I have thought it just to mention the above, to shew you I have never had the most distant wish to injure you in this colony, nor with the Society. If I had entertained such a wish, you must be aware, I could have indulged it, from the many opportunities your violent passions afforded me.

As the Committee of the C.M.S. have expressed a wish that all past differences should be buried in oblivion, I am very willing to meet their views. You have had time now to reflect upon all that is past, and I trust that you will see that you have not acted under a proper spirit, not only to me, but also to some of your colleagues. I propose to be in New Zealand in a short time, and I hope the Mission will put on a better appearance. I am very sorry that you should have subjected yourself to the severe censures which the Committee has put upon you, but you have brought it all upon yourself, and you must blame yourself alone.
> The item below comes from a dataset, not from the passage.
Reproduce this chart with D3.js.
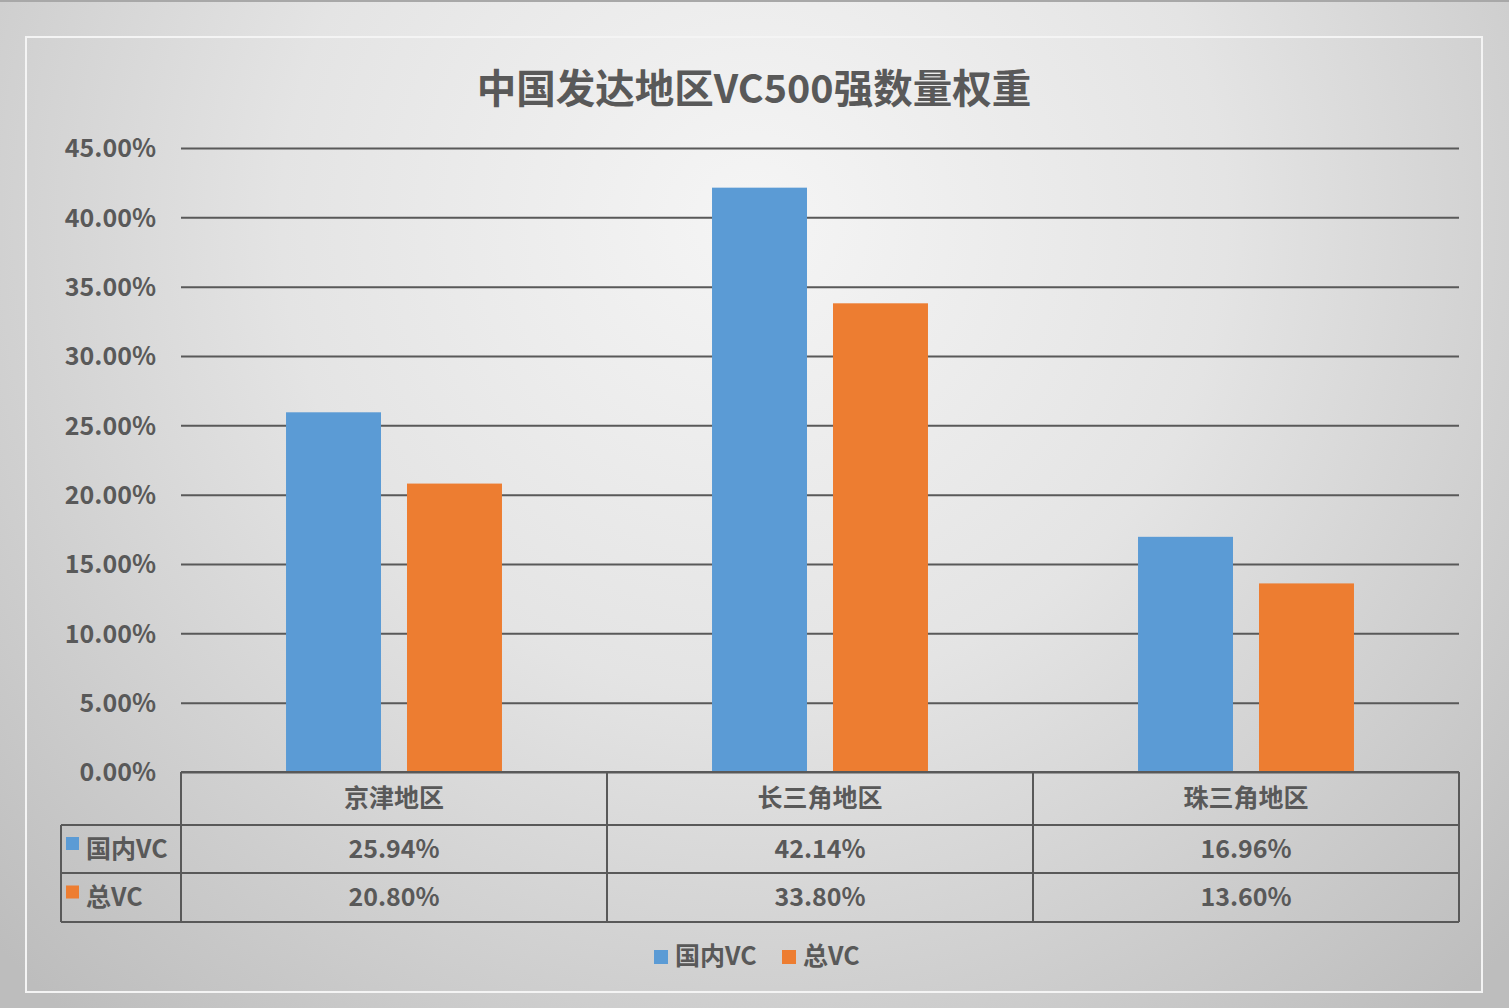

I hope nothing of this kind will ever happen again, but that all concerned in the Mission will be of one heart and mind, and then the blessing of God will attend the work, and the power of Satan will be weakened, and the righteous will rejoice. I lament more than any person the evils that have existed among you as a body. Your difficulties have not originated from the natives, but among yourselves. A total change must now be made, and such missionaries as will not obey the Society's directions and positive orders must be dismissed from the work, and others sought after who will submit to those who have authority over them. My great anxiety for the success of the Mission has often induced me not to take public notice of the conduct of some or the missionaries, when I am convinced I ought to have done so. I hope you will weigh all that has been stated to you with coolness, and make up your mind before my arrival in New Zealand upon that line of conduct you intend to follow in future. Pray for divine direction, and may the great Head of the Church guide you in the right way, then your peace of mind will be restored and the mouths of gainsayers will in time be stopped.

I am,

Your obedt., humble servant,


Rev. John Butler.
(The letter referred to is not traceable.)